O Estado assume um duplo dever no âmbito dos direitos sociais que se traduz na consecução de políticas públicas de direitos sociais que serão corporizadas tanto por atuações normativas, como a aprovação de leis como por atuações fáticas, ligadas normalmente à execução dessas leis. Por um lado, o Estado está jurídico-constitucionalmente vinculado a um dever de proteção dos direitos fundamentais e, por outro, a um dever de promoção, realização desses mesmos direitos. A consecução estatal desses deveres corporiza normativamente as políticas públicas de direitos sociais.
Para além de incorporar os direitos fundamentais como marco conceitual explícito de políticas públicas sociais e de reconhecer que estes impõem certos limites à ação estatal, as políticas com enfoque de direitos enfrentam a magna tarefa de reconhecer e defrontar a pobreza, a vulnerabilidade e a exclusão social, fenômenos contrários aos direitos fundamentais e, em concreto, procurar tudo fazer para superar situações de inércia estatal para que, pelo menos, se cumpra o dever constitucional de garantir a todas as pessoas um nível de vida adequado. Tais situações de penúria social são inadmissíveis num Estado Social de Direito.
Que as políticas públicas, nos Estados Constitucionais em desenvolvimento, agem como instrumentos de consagração da cidadania, com a garantia jurídica dos direitos fundamentais sociais e que a permissão do ativismo judicial, já que o Poder Judiciário poderá exercer o controle das políticas públicas, não significa uma mera substituição das funções dos Poderes Legislativo e Executivo, mas, sobretudo, implica não deixar a pessoa humana desprovida do exercício de um direito fundamental, reconhecido na Constituição ou na lei, porque o Poder Público foi inerte.
Compete ao Poder Judiciário velar pela integridade dos direitos fundamentais, repelir condutas governamentais abusivas, conferir prevalência à dignidade da pessoa humana, fazer cumprir as normas que protegem os grupos mais vulneráveis e neutralizar todo e qualquer ensaio de opressão estatal. A prática da jurisdição, para a efetivação da Constituição, não é interferência indevida do Judiciário na esfera dos demais poderes da República. Não é censurável o protagonismo judiciário quando, diante da inércia e da omissão estatais, a sociedade exige posicionamento jurisprudencial criativo e positivo, para que se faça prevalecer a primazia da Constituição.

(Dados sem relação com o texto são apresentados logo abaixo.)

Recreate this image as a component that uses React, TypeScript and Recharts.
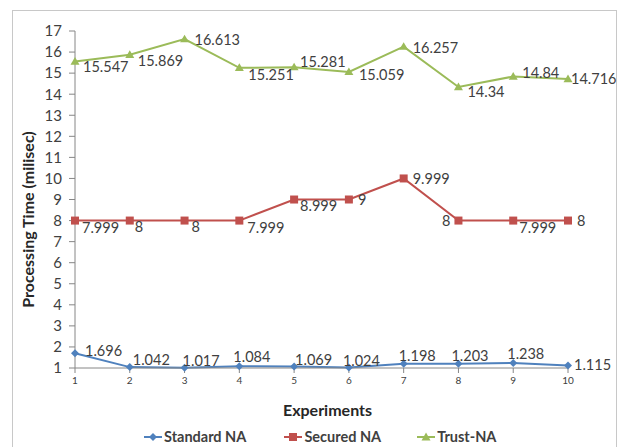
import React from "react";
import { LineChart, Line, XAxis, YAxis, Label } from "recharts";

const experiments = [1, 2, 3, 4, 5, 6, 7, 8, 9, 10];
const standardNA = [1.696, 1.042, 1.017, 1.084, 1.069, 1.024, 1.198, 1.203, 1.238, 1.115];
const securedNA = [7.999, 8, 8, 7.999, 8.999, 9, 9.999, 8, 7.999, 8];
const trustNA = [15.547, 15.869, 16.613, 15.251, 15.281, 15.059, 16.257, 14.34, 14.84, 14.716];
const yTicks = [1, 2, 3, 4, 5, 6, 7, 8, 9, 10, 11, 12, 13, 14, 15, 16, 17];

// label placement (style only): [dx, dy, anchor]
const standardLabelPos: [number, number, string][] = [
  [10, -2, "start"], [3, -7, "start"], [-2, -7, "start"], [-6, -9, "start"], [1, -7, "start"],
  [-6, -7, "start"], [-5, -8, "start"], [-7, -8, "start"], [-6, -9, "start"], [6, -1, "start"],
];
const securedLabelPos: [number, number, string][] = [
  [7, 7, "start"], [5, 6, "start"], [7, 6, "start"], [8, 7, "start"], [6, 6, "start"],
  [9, 0, "start"], [9, 0, "start"], [-8, 0, "end"], [6, 7, "start"], [9, 0, "start"],
];
const trustLabelPos: [number, number, string][] = [
  [8, 5, "start"], [8, 6, "start"], [10, 1, "start"], [9, 7, "start"], [6, -5, "start"],
  [10, 3, "start"], [9, 1, "start"], [9, 5, "start"], [9, -4, "start"], [3, 0, "start"],
];

const data = experiments.map((e, i) => ({
  exp: e,
  standard: standardNA[i],
  secured: securedNA[i],
  trust: trustNA[i],
}));

const FONT = "Lato, 'Open Sans', sans-serif";
const TEXT = "#404040";

const makeLabel = (pos: [number, number, string][]) => (props: any) => {
  const { x, y, value, index } = props;
  const p = pos[index] || [6, 0, "start"];
  return (
    <text
      x={x + p[0]}
      y={y + p[1]}
      dy="0.35em"
      textAnchor={p[2] as any}
      fontSize={14.5}
      fontFamily={FONT}
      fill={TEXT}
    >
      {value}
    </text>
  );
};

const Diamond = (props: any) => {
  const { cx, cy } = props;
  const s = 4;
  return <path d={`M${cx},${cy - s}L${cx + s},${cy}L${cx},${cy + s}L${cx - s},${cy}Z`} fill="#4F81BD" />;
};
const Square = (props: any) => {
  const { cx, cy } = props;
  const s = 4;
  return <rect x={cx - s} y={cy - s} width={2 * s} height={2 * s} fill="#C0504D" />;
};
const Triangle = (props: any) => {
  const { cx, cy } = props;
  const s = 4.5;
  return <path d={`M${cx},${cy - s}L${cx + s},${cy + s * 0.7}L${cx - s},${cy + s * 0.7}Z`} fill="#9BBB59" />;
};

const YTitle = (props: any) => {
  const vb = props.viewBox || { x: 0, y: 0, width: 0, height: 0 };
  const cx = 28;
  const cy = vb.y + vb.height / 2 + 20;
  return (
    <text
      x={cx}
      y={cy}
      transform={`rotate(-90, ${cx}, ${cy})`}
      textAnchor="middle"
      dy="0.35em"
      fontSize={16}
      fontWeight={700}
      fontFamily={FONT}
      fill="#262626"
    >
      Processing Time (milisec)
    </text>
  );
};

const XTitle = (props: any) => {
  const vb = props.viewBox || { x: 0, y: 0, width: 0, height: 0 };
  const cx = vb.x + vb.width / 2 + 6;
  return (
    <text x={cx} y={410} textAnchor="middle" dy="0.35em" fontSize={16} fontWeight={700} fontFamily={FONT} fill="#262626">
      Experiments
    </text>
  );
};

const LegendItem = ({ color, label, marker, mr }: { color: string; label: string; marker: string; mr: number }) => (
  <div style={{ display: "flex", alignItems: "center", marginRight: mr }}>
    <svg width={18} height={12} style={{ marginRight: 2 }}>
      <line x1={0} y1={6} x2={18} y2={6} stroke={color} strokeWidth={2} />
      {marker === "d" && <path d="M9,2L13,6L9,10L5,6Z" fill={color} />}
      {marker === "s" && <rect x={5} y={2} width={8} height={8} fill={color} />}
      {marker === "t" && <path d="M9,1.5L13.5,9.5L4.5,9.5Z" fill={color} />}
    </svg>
    <span style={{ fontFamily: FONT, fontWeight: 700, fontSize: 14.5, color: TEXT }}>{label}</span>
  </div>
);

export default function App() {
  return (
    <div style={{ position: "absolute", left: 0, top: 0, width: 619, height: 447, background: "#fff", overflow: "hidden" }}>
      <div style={{ position: "absolute", left: 12, top: 10, width: 605, height: 460, border: "1px solid #c8c8c8", boxSizing: "border-box" }} />
      <div style={{ position: "absolute", left: 0, top: 0 }}>
        <LineChart width={619} height={447} data={data} margin={{ top: 31, right: 51, left: 0, bottom: 0 }}>
          <XAxis
            dataKey="exp"
            type="number"
            domain={[1, 10]}
            ticks={experiments}
            interval={0}
            height={79}
            stroke="#868686"
            tickSize={5}
            tick={{ fontSize: 10, fill: TEXT, fontFamily: FONT }}
            tickMargin={4}
          >
            <Label content={<XTitle />} />
          </XAxis>
          <YAxis
            type="number"
            domain={[1, 17]}
            ticks={yTicks}
            interval={0}
            width={75}
            stroke="#868686"
            tickSize={6}
            tickMargin={7}
            tick={{ fontSize: 15, fill: TEXT, fontFamily: FONT }}
          >
            <Label content={<YTitle />} />
          </YAxis>
          <Line
            dataKey="trust"
            stroke="#9BBB59"
            strokeWidth={2}
            dot={<Triangle />}
            isAnimationActive={false}
            label={makeLabel(trustLabelPos)}
          />
          <Line
            dataKey="secured"
            stroke="#C0504D"
            strokeWidth={2}
            dot={<Square />}
            isAnimationActive={false}
            label={makeLabel(securedLabelPos)}
          />
          <Line
            dataKey="standard"
            stroke="#4F81BD"
            strokeWidth={2}
            dot={<Diamond />}
            isAnimationActive={false}
            label={makeLabel(standardLabelPos)}
          />
        </LineChart>
      </div>
      <div style={{ position: "absolute", left: 144, top: 428, display: "flex" }}>
        <LegendItem color="#4F81BD" label="Standard NA" marker="d" mr={38} />
        <LegendItem color="#C0504D" label="Secured NA" marker="s" mr={36} />
        <LegendItem color="#9BBB59" label="Trust-NA" marker="t" mr={0} />
      </div>
    </div>
  );
}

É preciso pensar a discricionariedade pautada nos fins constitucionais ao vincular a atuação do administrador em favor ou defesa dos direitos fundamentais e ao dever da boa administração. Nessa esteira, não há mais espaço para compreender a discricionariedade como um pretexto para decisões ineficientes, sejam as que não atendam ao interesse público implícito na finalidade legal, sejam as que o atendam de maneira deficiente.
A reserva do possível não deve ser concebida como um obstáculo instransponível para a efetivação dos direitos fundamentais. Deve ser conceituada como postulado capaz de otimizar a eficácia e efetividade desses direitos, a fim de que o Estado promova, da melhor maneira e de modo progressivo, a máxima realização dos direitos fundamentais.